Siete due manifestazioni pop: il pop italiano degli anni ‘90 era Pezzali e il pop italiano di oggi sono i tuoi fumetti.
Io mi sono letto un po’ di tempo fa I cowboy non mollano mai, l’autobiografia di Pezzali e in realtà, al netto che lui ha un successo planetario e io sono la nicchia dell’editoria, abbiamo un miliardo di punti in comune. Non soltanto nell’incarnazione del pop come pop sfigato e non fashion o figo, ma anche come mondo di provenienza. Lui proviene dal mondo skin e punk, ha quella roba là, ha vissuto la cosa di venire da quel mondo e poi fare il pop, quindi anche di trovare una chiave per rimanere coerente con quei valori. Per me lui è proprio un gigante.

A proposito di pop, domanda a bruciapelo: da gran consumatore di serie, La casa di carta è un sì o un no?
Poteva anche essere sì per mille cose, ma quando il professore sta dentro una macchina che stanno per comprimere in uno sfasciacarrozze e nel frattempo sta al telefono con una guardia, facendo finta di essere il suo fidanzato… ho pensato che quella scena chiudeva ogni possibile rapporto tra me e quella serie.

Tornando al cartone animato, da un po’ di tempo stai facendo varie prove di animazione su Instagram
Ecco, vorrei imparare a farle bene…

Be’ però sono comunque molto divertenti… qual è il percorso adesso?
All’inizio volevo imparare il software per fare il cartone tutto da solo. Invece di un libro, fare un cartone, un lungometraggio, però ho visto che da solo non si può fa’. Perché serve troppo tempo, troppi soldi, troppe competenze specifiche, servono produttori, altre figure professionali. Io la storia ce l’ho, potrei raccontarla in un lungo o in puntate più brevi e vorrei capire come si fa, magari non imparo io a far tutto, ma imparo quelle cose che servono a dare l’impronta, a coordinare. Ho un po’ di idee, vorrei capire se si riescono a fare o meno.

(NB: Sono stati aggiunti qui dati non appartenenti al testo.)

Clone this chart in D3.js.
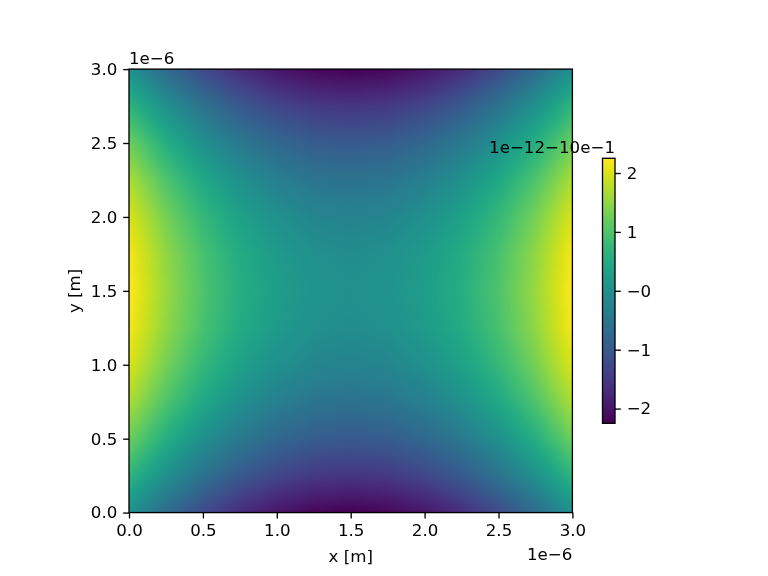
<!DOCTYPE html>
<html>
<head>
<meta charset="utf-8">
<script src="https://cdn.jsdelivr.net/npm/d3@7"></script>
<style>
  html, body { margin: 0; padding: 0; background: #ffffff; }
  #wrap { position: relative; width: 768px; height: 576px; }
  #wrap canvas, #wrap svg { position: absolute; left: 0; top: 0; }
  text { font-family: "DejaVu Sans", sans-serif; }
</style>
</head>
<body>
<div id="wrap"></div>
<script>
// ---- data ----
// grid node coordinates, in units of 1e-6 m
const xGrid = [0, 0.25, 0.5, 0.75, 1.0, 1.25, 1.5, 1.75, 2.0, 2.25, 2.5, 2.75, 3.0];
const yGrid = [0, 0.25, 0.5, 0.75, 1.0, 1.25, 1.5, 1.75, 2.0, 2.25, 2.5, 2.75, 3.0];
// field values at the nodes (units of 1e-12), row i is at yGrid[i]
const fieldRows = [
  [0, -0.69, -1.25, -1.69, -2.0, -2.19, -2.25, -2.19, -2.0, -1.69, -1.25, -0.69, 0],
  [0.69, 0, -0.56, -1.0, -1.31, -1.5, -1.56, -1.5, -1.31, -1.0, -0.56, 0, 0.69],
  [1.25, 0.56, 0, -0.44, -0.75, -0.94, -1.0, -0.94, -0.75, -0.44, 0, 0.56, 1.25],
  [1.69, 1.0, 0.44, 0, -0.31, -0.5, -0.56, -0.5, -0.31, 0, 0.44, 1.0, 1.69],
  [2.0, 1.31, 0.75, 0.31, 0, -0.19, -0.25, -0.19, 0, 0.31, 0.75, 1.31, 2.0],
  [2.19, 1.5, 0.94, 0.5, 0.19, 0, -0.06, 0, 0.19, 0.5, 0.94, 1.5, 2.19],
  [2.25, 1.56, 1.0, 0.56, 0.25, 0.06, 0, 0.06, 0.25, 0.56, 1.0, 1.56, 2.25],
  [2.19, 1.5, 0.94, 0.5, 0.19, 0, -0.06, 0, 0.19, 0.5, 0.94, 1.5, 2.19],
  [2.0, 1.31, 0.75, 0.31, 0, -0.19, -0.25, -0.19, 0, 0.31, 0.75, 1.31, 2.0],
  [1.69, 1.0, 0.44, 0, -0.31, -0.5, -0.56, -0.5, -0.31, 0, 0.44, 1.0, 1.69],
  [1.25, 0.56, 0, -0.44, -0.75, -0.94, -1.0, -0.94, -0.75, -0.44, 0, 0.56, 1.25],
  [0.69, 0, -0.56, -1.0, -1.31, -1.5, -1.56, -1.5, -1.31, -1.0, -0.56, 0, 0.69],
  [0, -0.69, -1.25, -1.69, -2.0, -2.19, -2.25, -2.19, -2.0, -1.69, -1.25, -0.69, 0]
];
const axisTicks = [0, 0.5, 1.0, 1.5, 2.0, 2.5, 3.0];
const colorDomain = [-2.25, 2.25];
const cbTicks = [2, 1, 0, -1, -2];
const cbTickLabels = ["2", "1", "\u22120", "\u22121", "\u22122"];
const xLabel = "x [m]";
const yLabel = "y [m]";
const xOffsetText = "1e\u22126";
const yOffsetText = "1e\u22126";
const cbOffsetText = "1e\u221212\u221210e\u22121";

// ---- layout ----
const W = 768, H = 576;
const FS = 16.67;
const tickLen = 5.83, tickPad = 5.83, lw = 1.33;
const plot = { left: 129, right: 572.4, top: 69.1, bottom: 512.6 };
const cb = { left: 602.5, right: 615, top: 158.3, bottom: 423.3 };

const x = d3.scaleLinear().domain([0, 3]).range([plot.left, plot.right]);
const y = d3.scaleLinear().domain([0, 3]).range([plot.bottom, plot.top]);
const color = d3.scaleSequential(d3.interpolateViridis).domain(colorDomain);
const cbScale = d3.scaleLinear().domain(colorDomain).range([cb.bottom, cb.top]);

const wrap = d3.select("#wrap");

// ---- field image on canvas (grid rendered with bilinear shading) ----
const canvas = wrap.append("canvas").attr("width", W).attr("height", H).node();
const ctx = canvas.getContext("2d");
const px0 = Math.round(x(0)), px1 = Math.round(x(3));
const py0 = Math.round(y(3)), py1 = Math.round(y(0));
const img = ctx.createImageData(px1 - px0, py1 - py0);
const gx = d3.scaleLinear().domain(d3.extent(xGrid)).range([0, xGrid.length - 1]);
const gy = d3.scaleLinear().domain(d3.extent(yGrid)).range([0, yGrid.length - 1]);
function sample(xv, yv) {
  let fx = Math.max(0, Math.min(xGrid.length - 1, gx(xv)));
  let fy = Math.max(0, Math.min(yGrid.length - 1, gy(yv)));
  let i = Math.min(xGrid.length - 2, Math.floor(fx)), j = Math.min(yGrid.length - 2, Math.floor(fy));
  let tx = fx - i, ty = fy - j;
  const a = fieldRows[j][i], b = fieldRows[j][i + 1], c = fieldRows[j + 1][i], d = fieldRows[j + 1][i + 1];
  return (a * (1 - tx) + b * tx) * (1 - ty) + (c * (1 - tx) + d * tx) * ty;
}
for (let py = py0; py < py1; py++) {
  for (let px = px0; px < px1; px++) {
    const v = sample(x.invert(px + 0.5), y.invert(py + 0.5));
    const col = d3.rgb(color(v));
    const k = ((py - py0) * (px1 - px0) + (px - px0)) * 4;
    img.data[k] = col.r; img.data[k + 1] = col.g; img.data[k + 2] = col.b; img.data[k + 3] = 255;
  }
}
ctx.putImageData(img, px0, py0);

// colorbar gradient
for (let py = Math.round(cb.top); py < Math.round(cb.bottom); py++) {
  ctx.fillStyle = color(cbScale.invert(py + 0.5));
  ctx.fillRect(cb.left, py, cb.right - cb.left, 1);
}

// ---- svg overlay ----
const svg = wrap.append("svg").attr("width", W).attr("height", H);

function styleAxis(g) {
  g.select(".domain").remove();
  g.selectAll(".tick line").attr("stroke", "#000").attr("stroke-width", lw);
  g.selectAll(".tick text").attr("fill", "#000").style("font-size", FS + "px")
    .style("font-family", "DejaVu Sans, sans-serif");
}

svg.append("g").attr("transform", `translate(0,${plot.bottom})`)
  .call(d3.axisBottom(x).tickValues(axisTicks).tickFormat(d3.format(".1f")).tickSize(tickLen).tickPadding(tickPad))
  .call(styleAxis);
svg.append("g").attr("transform", `translate(${plot.left},0)`)
  .call(d3.axisLeft(y).tickValues(axisTicks).tickFormat(d3.format(".1f")).tickSize(tickLen).tickPadding(tickPad))
  .call(styleAxis);

svg.append("rect")
  .attr("x", plot.left).attr("y", plot.top)
  .attr("width", plot.right - plot.left).attr("height", plot.bottom - plot.top)
  .attr("fill", "none").attr("stroke", "#000").attr("stroke-width", lw);

// axis labels
svg.append("text").attr("x", (plot.left + plot.right) / 2).attr("y", 562)
  .attr("text-anchor", "middle").style("font-size", FS + "px").text(xLabel);
svg.append("text").attr("transform", `translate(80,${(plot.top + plot.bottom) / 2}) rotate(-90)`)
  .attr("text-anchor", "middle").style("font-size", FS + "px").text(yLabel);

// offset texts
svg.append("text").attr("x", plot.right).attr("y", 560).attr("text-anchor", "end")
  .style("font-size", FS + "px").text(xOffsetText);
svg.append("text").attr("x", plot.left).attr("y", 64).attr("text-anchor", "start")
  .style("font-size", FS + "px").text(yOffsetText);

// colorbar axis
const cbAxis = svg.append("g").attr("transform", `translate(${cb.right},0)`)
  .call(d3.axisRight(cbScale).tickValues(cbTicks).tickFormat((d, i) => cbTickLabels[i]).tickSize(tickLen).tickPadding(tickPad))
  .call(styleAxis);
svg.append("rect")
  .attr("x", cb.left).attr("y", cb.top)
  .attr("width", cb.right - cb.left).attr("height", cb.bottom - cb.top)
  .attr("fill", "none").attr("stroke", "#000").attr("stroke-width", lw);
svg.append("text").attr("x", cb.right).attr("y", 153).attr("text-anchor", "end")
  .style("font-size", FS + "px").text(cbOffsetText);
</script>
</body>
</html>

Questa ipotesi di passare dal lavoro in solitudine a uno collettivo ti stimola o ti spaventa?
Mi ammazza. Mi ammazza.

Per come lavoro io, in maniera psicopatica nel vuoto pneumatico della mia vita, l’idea – giustissima e per cui mi farei spaccare la testa dalla polizia per difenderla – di avere una cosa che voglio assolutamente fare, ma non posso perché sono vincolato al fatto che uno giustamente venerdì alle 18 mi dice: “Torno a casa da mia moglie e dai miei figli, ci vediamo lunedì, anzi martedì che è festa”… mi ammazza, perché significa che questo weekend io sto bloccato senza poter fare questa roba, a fare i conti con la mia vita ed è una roba terribile. Quindi devo riuscire a trovare comunque il modo di essere più autonomo possibile accettando però il fatto che ci sarà una parte di lavoro collettivo a cui dovrò sottostare.

È il modo per tenere in mano quello che non hai potuto tenere in mano con il film?
Non ci ho mai pensato in questi termini, ma forse sì, per quanto in realtà non ho mai avuto la pretesa di tenere in mano il film. Dal momento che si era configurato da subito come un live action e io non sono un regista, all’inizio l’idea era di delegarlo tutto a Valerio Mastandrea, che poi a sua volta l’ha delegato interamente a Emanuele Scaringi. Però non ho mai avuto pretese di controllo su quella cosa là, mentre il cartone l’ho sempre visto come una possibilità di variare un po’ il linguaggio, perché mi sono un po’ annoiato di fare la stessa cosa tutti i giorni. Però sì, è vero che l’idea di prendere in mano qualcosa per renderlo più aderente alla mia sensibilità è una roba che forse ci sta.

Disegni ancora per puro piacere?
Diciamo che cerco sempre di unire due cose: magari devo fare un disegno per qualcuno, ma se ho tempo lo faccio per bene, mettendoci cose che in quel momento ho voglia di disegnare. Ma solo per piacere non succede da tanto.

Qual è stata la domanda più frequente che ti hanno fatto in questi anni?
L’origine del nome è in assoluto la più frequente, infatti mi sa che adesso inizio a fare come Joker che ogni volta dà una versione diversa. Sennò mi chiedono spesso perché proprio l’armadillo come animale-coscienza.

C’è invece una domanda che da sempre ti aspetti, ma nessuno ti ha mai fatto?
L’unica che non mi hanno fatto è quella che non voglio che mi facciano e quindi non la dirò mai.